The reason is that American criminal law, federal and state, is very broad; it covers far more conduct than any jurisdiction could possibly punish. The federal code alone has thousands of criminal prohibitions covering an enormous range of behavior, from the heinous to the trivial. State codes are a little narrower, but not much. And federal and state codes alike are filled with overlapping crimes, such that a single criminal incident typically violates a half dozen or more prohibitions. Lax double jeopardy doctrine generally permits the government to charge all these violations rather than selecting among them. Since all change in criminal law seems to push in the same direction -- toward more liability -- this state of affairs is growing worse: legislatures regularly add to criminal codes, but rarely subtract from them. In a world like that, lists of crimes in statute books must bear only a slight relation to the conduct that leads to a stay in the local house of corrections.
Of course, criminal law's breadth is old news. It has long been a source of academic complaint; (2) indeed, it has long been the starting point for virtually all the scholarship in this field, which (with the important exception of sexual assault) consistently argues that existing criminal liability rules are too broad and ought to be narrowed. Yet the implications of this piece of old news are not well understood.
Consider two defining features of criminal law's large literature. First, it is relentlessly normative. Almost all writing about American criminal law argues that some set of criminal liability rules is morally wrong or socially destructive, and that a different (usually narrower) set of rules would be better. (3) Second, these normative arguments almost always presuppose that changing the liability rules would change the behavior the system punishes -- again, the assumption is that criminal law drives criminal punishment, not the other way around. (4)

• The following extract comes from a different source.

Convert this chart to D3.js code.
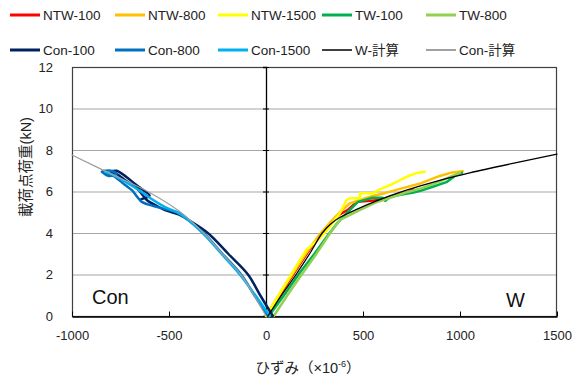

Both features are at odds with the way American criminal law actually works. Normative legal argument makes sense on the assumption that lawmakers care about the merits, that the side with the better policy position has a better chance of getting its preferred rule adopted. But the legislators who vote on criminal statutes appear to be uninterested in normative arguments. (5) To take an obvious example: for the past generation, virtually everyone who has written about federal criminal law has bemoaned its expansion. (6) But the expansion has continued apace, under very different sorts of Congresses and Presidents. Normative argument does not seem to have mattered. One can put the point more generally: American criminal law's historical development has borne no relation to any plausible normative theory -- unless "more" counts as a normative theory. Criminal law scholars may be talking to each other (and to a few judges), (7) but they do not appear to be talking to anyone else.

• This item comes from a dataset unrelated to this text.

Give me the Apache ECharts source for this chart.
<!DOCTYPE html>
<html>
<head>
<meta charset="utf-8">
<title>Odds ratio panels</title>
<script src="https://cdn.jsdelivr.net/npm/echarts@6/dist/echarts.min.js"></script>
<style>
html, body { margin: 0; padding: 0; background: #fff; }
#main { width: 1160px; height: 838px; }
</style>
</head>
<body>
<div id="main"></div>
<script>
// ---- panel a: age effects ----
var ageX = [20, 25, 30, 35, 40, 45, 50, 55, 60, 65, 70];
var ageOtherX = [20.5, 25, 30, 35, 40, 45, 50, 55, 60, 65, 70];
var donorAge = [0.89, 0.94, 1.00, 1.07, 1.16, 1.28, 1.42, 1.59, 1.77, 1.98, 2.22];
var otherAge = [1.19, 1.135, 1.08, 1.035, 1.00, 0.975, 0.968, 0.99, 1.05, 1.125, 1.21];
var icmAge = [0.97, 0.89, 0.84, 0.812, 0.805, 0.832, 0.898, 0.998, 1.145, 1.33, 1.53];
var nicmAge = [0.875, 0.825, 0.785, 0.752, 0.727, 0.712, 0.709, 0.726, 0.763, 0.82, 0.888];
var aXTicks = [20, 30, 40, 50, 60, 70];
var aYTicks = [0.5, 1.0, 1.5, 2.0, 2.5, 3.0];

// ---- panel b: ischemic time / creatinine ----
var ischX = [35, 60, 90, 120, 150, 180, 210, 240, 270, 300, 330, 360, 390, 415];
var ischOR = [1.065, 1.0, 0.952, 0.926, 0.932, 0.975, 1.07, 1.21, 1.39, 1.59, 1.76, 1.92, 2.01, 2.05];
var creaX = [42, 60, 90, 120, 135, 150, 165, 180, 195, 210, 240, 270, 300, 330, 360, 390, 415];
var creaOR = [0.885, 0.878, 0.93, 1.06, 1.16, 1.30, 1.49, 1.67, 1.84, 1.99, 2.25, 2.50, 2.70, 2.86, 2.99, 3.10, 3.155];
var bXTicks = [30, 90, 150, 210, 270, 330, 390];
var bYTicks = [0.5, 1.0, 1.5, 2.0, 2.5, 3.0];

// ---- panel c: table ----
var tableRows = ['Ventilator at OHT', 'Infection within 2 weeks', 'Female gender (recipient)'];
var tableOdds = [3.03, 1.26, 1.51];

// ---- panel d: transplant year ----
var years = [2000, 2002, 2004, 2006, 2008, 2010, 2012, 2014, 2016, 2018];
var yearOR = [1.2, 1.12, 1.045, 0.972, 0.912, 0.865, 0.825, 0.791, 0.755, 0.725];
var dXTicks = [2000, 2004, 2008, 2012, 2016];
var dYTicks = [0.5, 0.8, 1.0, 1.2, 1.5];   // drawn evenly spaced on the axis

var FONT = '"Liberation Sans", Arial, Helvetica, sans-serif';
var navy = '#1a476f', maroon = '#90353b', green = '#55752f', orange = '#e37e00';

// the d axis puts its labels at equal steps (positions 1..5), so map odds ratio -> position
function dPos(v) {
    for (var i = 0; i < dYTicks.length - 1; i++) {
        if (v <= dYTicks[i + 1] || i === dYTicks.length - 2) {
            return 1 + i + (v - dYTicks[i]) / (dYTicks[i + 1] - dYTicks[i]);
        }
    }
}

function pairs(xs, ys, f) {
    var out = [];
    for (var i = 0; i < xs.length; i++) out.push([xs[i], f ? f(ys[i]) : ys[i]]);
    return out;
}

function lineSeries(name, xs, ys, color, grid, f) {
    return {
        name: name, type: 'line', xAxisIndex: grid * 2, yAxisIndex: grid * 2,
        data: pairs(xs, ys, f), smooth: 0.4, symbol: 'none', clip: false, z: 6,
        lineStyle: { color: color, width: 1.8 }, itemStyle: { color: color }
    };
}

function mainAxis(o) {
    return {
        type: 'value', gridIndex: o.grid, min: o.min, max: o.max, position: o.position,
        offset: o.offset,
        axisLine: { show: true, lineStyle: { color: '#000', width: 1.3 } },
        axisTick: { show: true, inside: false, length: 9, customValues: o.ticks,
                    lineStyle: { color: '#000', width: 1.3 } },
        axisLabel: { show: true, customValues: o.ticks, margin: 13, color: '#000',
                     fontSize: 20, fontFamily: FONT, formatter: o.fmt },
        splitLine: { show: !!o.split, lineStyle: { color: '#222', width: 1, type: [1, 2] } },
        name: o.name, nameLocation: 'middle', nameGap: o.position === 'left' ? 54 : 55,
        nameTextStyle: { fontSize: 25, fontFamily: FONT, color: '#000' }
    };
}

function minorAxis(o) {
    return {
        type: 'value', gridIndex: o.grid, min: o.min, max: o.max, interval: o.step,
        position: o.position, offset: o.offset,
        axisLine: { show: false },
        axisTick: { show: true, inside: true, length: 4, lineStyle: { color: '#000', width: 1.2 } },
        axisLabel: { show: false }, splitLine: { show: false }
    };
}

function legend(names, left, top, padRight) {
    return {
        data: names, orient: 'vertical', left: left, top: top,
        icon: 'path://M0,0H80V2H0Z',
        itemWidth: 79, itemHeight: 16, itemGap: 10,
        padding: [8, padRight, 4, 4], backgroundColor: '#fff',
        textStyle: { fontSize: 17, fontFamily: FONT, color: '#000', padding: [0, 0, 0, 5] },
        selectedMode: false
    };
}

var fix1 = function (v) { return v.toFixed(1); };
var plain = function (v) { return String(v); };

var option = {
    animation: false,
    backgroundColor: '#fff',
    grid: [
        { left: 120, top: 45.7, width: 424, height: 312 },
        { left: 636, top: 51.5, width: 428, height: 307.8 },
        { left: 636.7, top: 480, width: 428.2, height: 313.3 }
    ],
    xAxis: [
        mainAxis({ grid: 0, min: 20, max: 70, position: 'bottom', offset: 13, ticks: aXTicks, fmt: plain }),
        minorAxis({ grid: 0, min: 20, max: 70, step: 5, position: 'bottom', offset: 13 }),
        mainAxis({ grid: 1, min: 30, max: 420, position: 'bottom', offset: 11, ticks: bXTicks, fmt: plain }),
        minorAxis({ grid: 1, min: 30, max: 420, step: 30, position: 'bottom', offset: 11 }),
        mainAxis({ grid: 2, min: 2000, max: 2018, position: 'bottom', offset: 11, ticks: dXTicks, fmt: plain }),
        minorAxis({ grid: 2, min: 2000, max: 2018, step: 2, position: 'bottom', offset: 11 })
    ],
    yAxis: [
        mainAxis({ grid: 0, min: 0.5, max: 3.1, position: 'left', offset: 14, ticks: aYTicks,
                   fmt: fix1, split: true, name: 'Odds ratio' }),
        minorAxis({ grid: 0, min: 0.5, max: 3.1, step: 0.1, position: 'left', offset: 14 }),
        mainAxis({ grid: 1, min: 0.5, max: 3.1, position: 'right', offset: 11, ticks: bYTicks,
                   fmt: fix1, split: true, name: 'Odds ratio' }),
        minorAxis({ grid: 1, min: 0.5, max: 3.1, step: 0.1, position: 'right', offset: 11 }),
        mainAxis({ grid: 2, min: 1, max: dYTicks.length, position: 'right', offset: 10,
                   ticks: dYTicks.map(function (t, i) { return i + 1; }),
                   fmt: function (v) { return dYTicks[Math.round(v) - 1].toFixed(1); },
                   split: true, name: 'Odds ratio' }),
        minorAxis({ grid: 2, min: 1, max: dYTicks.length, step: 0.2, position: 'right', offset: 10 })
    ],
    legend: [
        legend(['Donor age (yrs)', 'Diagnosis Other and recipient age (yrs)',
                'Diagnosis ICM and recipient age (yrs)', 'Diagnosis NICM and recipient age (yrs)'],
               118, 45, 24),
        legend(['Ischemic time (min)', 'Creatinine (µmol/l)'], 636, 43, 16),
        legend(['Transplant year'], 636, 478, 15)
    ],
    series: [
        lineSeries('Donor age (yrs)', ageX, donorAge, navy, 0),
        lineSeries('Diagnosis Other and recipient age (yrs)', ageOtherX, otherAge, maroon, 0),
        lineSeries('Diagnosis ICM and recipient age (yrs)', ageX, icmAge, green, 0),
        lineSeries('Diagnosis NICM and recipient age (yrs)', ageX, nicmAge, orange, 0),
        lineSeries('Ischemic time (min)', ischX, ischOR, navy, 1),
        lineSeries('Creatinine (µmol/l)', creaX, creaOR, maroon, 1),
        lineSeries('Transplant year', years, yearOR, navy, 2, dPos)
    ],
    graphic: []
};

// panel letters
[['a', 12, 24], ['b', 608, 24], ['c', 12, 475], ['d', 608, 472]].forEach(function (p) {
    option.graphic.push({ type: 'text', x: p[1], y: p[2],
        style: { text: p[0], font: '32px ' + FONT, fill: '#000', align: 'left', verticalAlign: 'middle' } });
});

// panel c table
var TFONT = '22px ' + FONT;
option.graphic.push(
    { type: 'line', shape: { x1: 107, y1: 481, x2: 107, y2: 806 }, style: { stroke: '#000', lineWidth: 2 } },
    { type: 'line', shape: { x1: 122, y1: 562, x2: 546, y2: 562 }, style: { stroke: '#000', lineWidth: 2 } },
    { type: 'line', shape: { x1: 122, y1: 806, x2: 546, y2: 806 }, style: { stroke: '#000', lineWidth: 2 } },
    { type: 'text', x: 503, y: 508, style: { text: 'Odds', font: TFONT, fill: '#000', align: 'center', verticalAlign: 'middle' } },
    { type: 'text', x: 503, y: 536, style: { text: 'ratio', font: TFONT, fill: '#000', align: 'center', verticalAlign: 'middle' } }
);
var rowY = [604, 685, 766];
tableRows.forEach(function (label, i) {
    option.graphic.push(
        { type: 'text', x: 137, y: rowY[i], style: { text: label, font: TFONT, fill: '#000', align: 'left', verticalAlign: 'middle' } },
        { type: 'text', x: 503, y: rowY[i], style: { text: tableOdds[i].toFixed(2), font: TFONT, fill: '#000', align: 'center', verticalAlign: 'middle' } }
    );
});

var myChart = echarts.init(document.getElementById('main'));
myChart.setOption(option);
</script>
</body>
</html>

And changes in criminal liability rules do not necessarily mean changes in the scope or nature of behavior the system punishes. In a system structured as ours is, the law on the street may remain unchanged even as the law on the books changes dramatically. Rather, broader substantive criminal law chiefly affects the process, the way law-on-the-street is made and the way guilt or innocence is determined. As criminal law expands, both lawmaking and adjudication pass into the hands of police and prosecutors; law enforcers, not the law, determine who goes to prison and for how long. The end point of this progression is clear: criminal codes that cover everything and decide nothing, that serve only to delegate power to district attorneys' offices and police departments. We have not reached that point yet; substantive criminal law has not wholly ceased to operate. But we are closer than we used to be -- the movement is very much in that direction. In a criminal justice system that incarcerates two million people, criminal law is becoming a sideshow. It seems like, and is, an unhealthy state of affairs.

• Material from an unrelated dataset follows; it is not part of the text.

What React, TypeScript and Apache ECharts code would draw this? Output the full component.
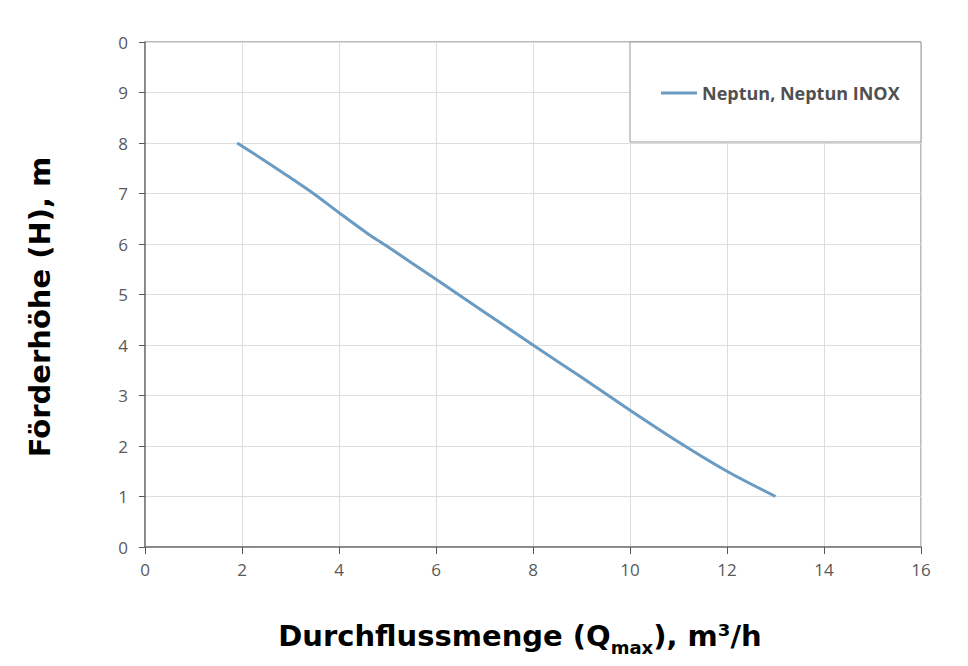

Which raises an obvious question: How did all this happen? How did criminal law come to be a one-way ratchet that makes an ever larger slice of the population felons, and that turns real felons into felons several times over? The conventional answer is politics. (8) Voters demand harsh treatment of criminals; politicians respond with tougher sentences (overlapping crimes are one way to make sentences harsher) and more criminal prohibitions. This dynamic has been particularly powerful the past two decades, as both major parties have participated in a kind of bidding war to see who can appropriate the label "tough on crime." Congress's enactment of the famous hundred-to-one crack sentencing provision in 1986 (9) is the best-known example -- that ratio rose steadily as the relevant legislation wound its way through Congress, with members vying with one another to see who could propose the toughest crack penalties. (10)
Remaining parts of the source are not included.